Salmonlar 100 Yıl Sonra Klamath Nehri’ne Geri Döndü!
Klamath Nehri, ABD’nin Oregon ve Kuzey Kaliforniya eyaletlerinden geçerek Pasifik Okyanusu’na dökülen önemli bir su yolu. Ancak 20. yüzyılın başında inşa edilen hidroelektrik barajları, bu nehri salmonlar ve diğer göç eden balık türleri için erişilemez hale getirdi. 2024 yılında barajların kaldırılmasıyla, salmonlar bir asır sonra Klamath Nehri’ne geri döndü.
Tarihi Başarı
Oregon Balık ve Yaban Hayatı Departmanı, Ekim ayında Klamath Havzası’nda 1912’den bu yana ilk kez göç eden bir Chinook salmonunu tespit etti. Bu gelişme, bölgedeki yerli topluluklar için büyük bir zafer anlamına geliyor. Yüzyıllardır “salmon insanları” olarak bilinen Yurok ve Karuk kabileleri, salmonların geri dönüşü için uzun süredir mücadele ediyordu. Ağustos ayında tamamlanan dört barajın yıkımı, toplamda 644 kilometrelik bir nehir hattını yeniden açtı.
Barajlar nedeniyle balık göçü engellenmiş, su kalitesi düşmüş ve salmon popülasyonları %90’dan fazla azalmıştı. Ancak barajların kaldırılmasıyla, sadece birkaç ay içinde Chinook salmonları ve diğer türlerin Klamath Nehri’nde yeniden yaşamaya başladığı gözlendi. Yurok Kabilesi’nden Barry McCovey, bu gelişmeyi “nehir kendini iyileştiriyor” sözleriyle özetledi.
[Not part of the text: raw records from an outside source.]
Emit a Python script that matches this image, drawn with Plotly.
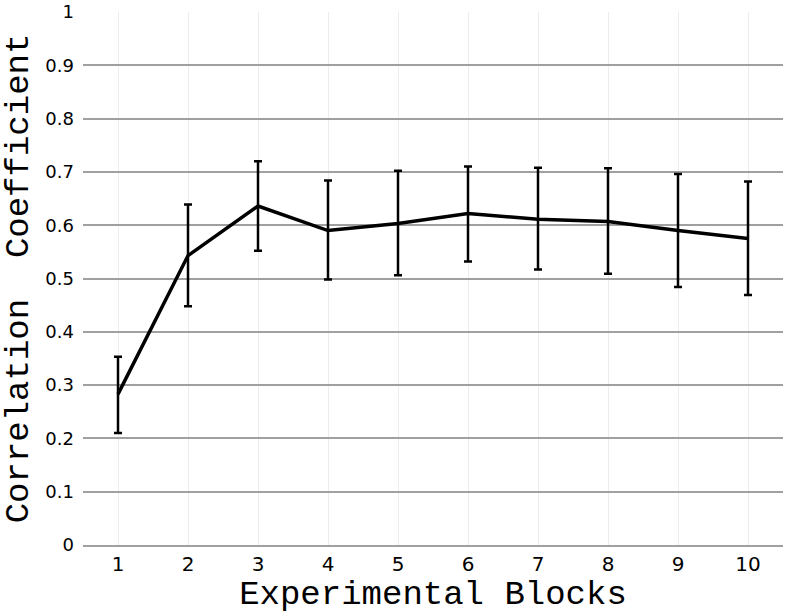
import plotly.graph_objects as go

blocks = [1, 2, 3, 4, 5, 6, 7, 8, 9, 10]
corr = [0.283, 0.543, 0.636, 0.590, 0.603, 0.622, 0.611, 0.607, 0.590, 0.575]
err_plus = [0.070, 0.096, 0.084, 0.094, 0.099, 0.088, 0.097, 0.100, 0.106, 0.107]
err_minus = [0.073, 0.095, 0.084, 0.092, 0.097, 0.090, 0.094, 0.098, 0.106, 0.106]
y_ticks = [0, 0.1, 0.2, 0.3, 0.4, 0.5, 0.6, 0.7, 0.8, 0.9, 1]
y_labels = ["0", "0.1", "0.2", "0.3", "0.4", "0.5", "0.6", "0.7", "0.8", "0.9", "1"]

fig = go.Figure()
fig.add_trace(go.Scatter(
    x=blocks, y=corr, mode="lines",
    line=dict(color="black", width=3.5),
    error_y=dict(type="data", symmetric=False, array=err_plus, arrayminus=err_minus,
                 color="black", thickness=2.5, width=4),
    showlegend=False,
))

fig.update_layout(
    width=788, height=614,
    margin=dict(l=83, r=5, t=12, b=69),
    plot_bgcolor="white", paper_bgcolor="white",
    xaxis=dict(
        range=[0.5, 10.5], tickmode="array", tickvals=blocks,
        ticktext=[str(b) for b in blocks],
        showgrid=True, gridcolor="#ececec", gridwidth=1,
        showline=True, linecolor="#a0a0a0", linewidth=2,
        zeroline=False, ticks="",
        ticklabelstandoff=0,
        tickfont=dict(family="DejaVu Sans", size=20, color="black"),
        title=dict(text="Experimental Blocks",
                   font=dict(family="Liberation Mono", size=34, color="black"),
                   standoff=8),
    ),
    yaxis=dict(
        range=[0, 1], tickmode="array", tickvals=y_ticks, ticktext=y_labels,
        showgrid=True, gridcolor="#a0a0a0", gridwidth=1.5,
        zeroline=False, showline=False, ticks="",
        ticklabeloverflow="allow", automargin="left+right",
        tickfont=dict(family="DejaVu Sans", size=18, color="black"),
        ticklabelstandoff=8,
        title=dict(text="Correlation  Coefficient",
                   font=dict(family="Liberation Mono", size=34, color="black"),
                   standoff=8),
    ),
)

fig.write_html("out.html")
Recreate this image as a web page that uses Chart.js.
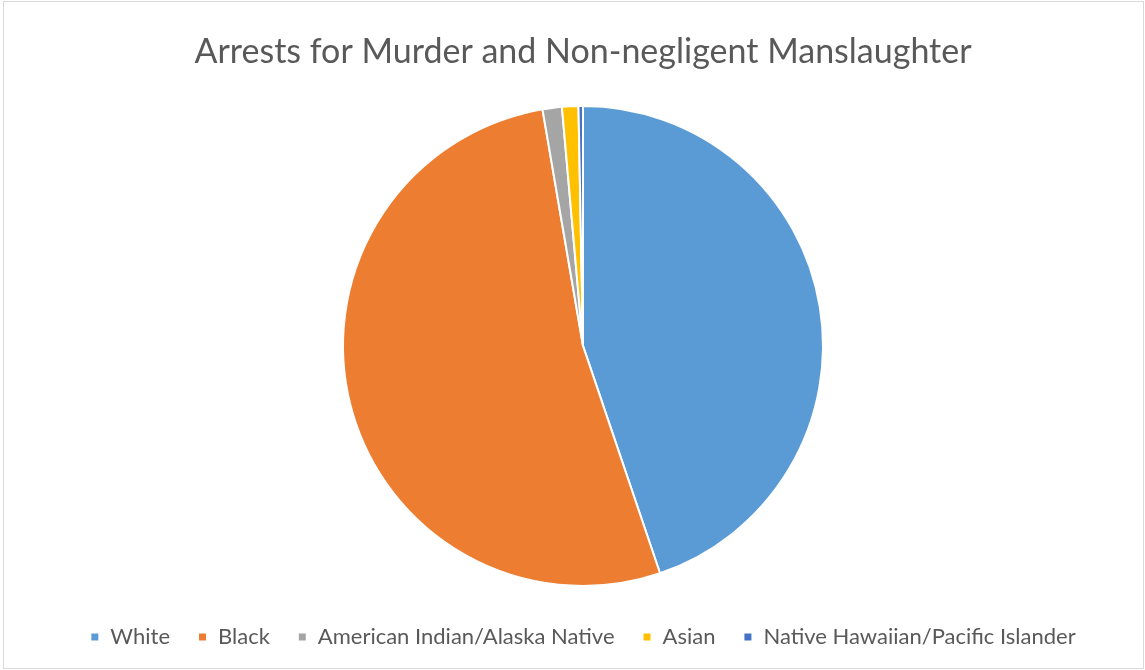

Yerli Topluluklar ve Gelecek
Barajların kaldırılması, ABD tarihindeki en büyük baraj kaldırma projesi olarak kayıtlara geçti. Bu süreç, yalnızca doğal yaşamı değil, aynı zamanda yerli halkların kültürel ve ekonomik geleceğini de şekillendiriyor. Yurok kabilesinden mühendis Brook Thompson, “Salmonların dönüşü, düğünler ve doğumlar kadar büyük bir sevinç kaynağı oldu” ifadelerini kullandı.
Kabileler, salmonların döndüğü nehir kenarında geleneksel festivallerini düzenlemeyi ve sürdürülebilir bir balıkçılık ekosistemi oluşturmayı hedefliyor. Ayrıca, dört rezervuarın boşalmasıyla ortaya çıkan 890 hektarlık araziyi de yeniden doğaya kazandırmak için çalışmalar yürütülüyor.
Umut Verici Bir Gelecek
Salmonların Klamath Nehri’ne dönüşü, sadece bölge halkı için değil, doğal kaynak yönetimi ve çevre restorasyonu adına da örnek teşkil ediyor. Bu başarı, doğanın iyileşme gücünü bir kez daha gözler önüne sererken, yerli halkların haklarını savunma mücadelelerine de yeni bir umut ışığı oldu.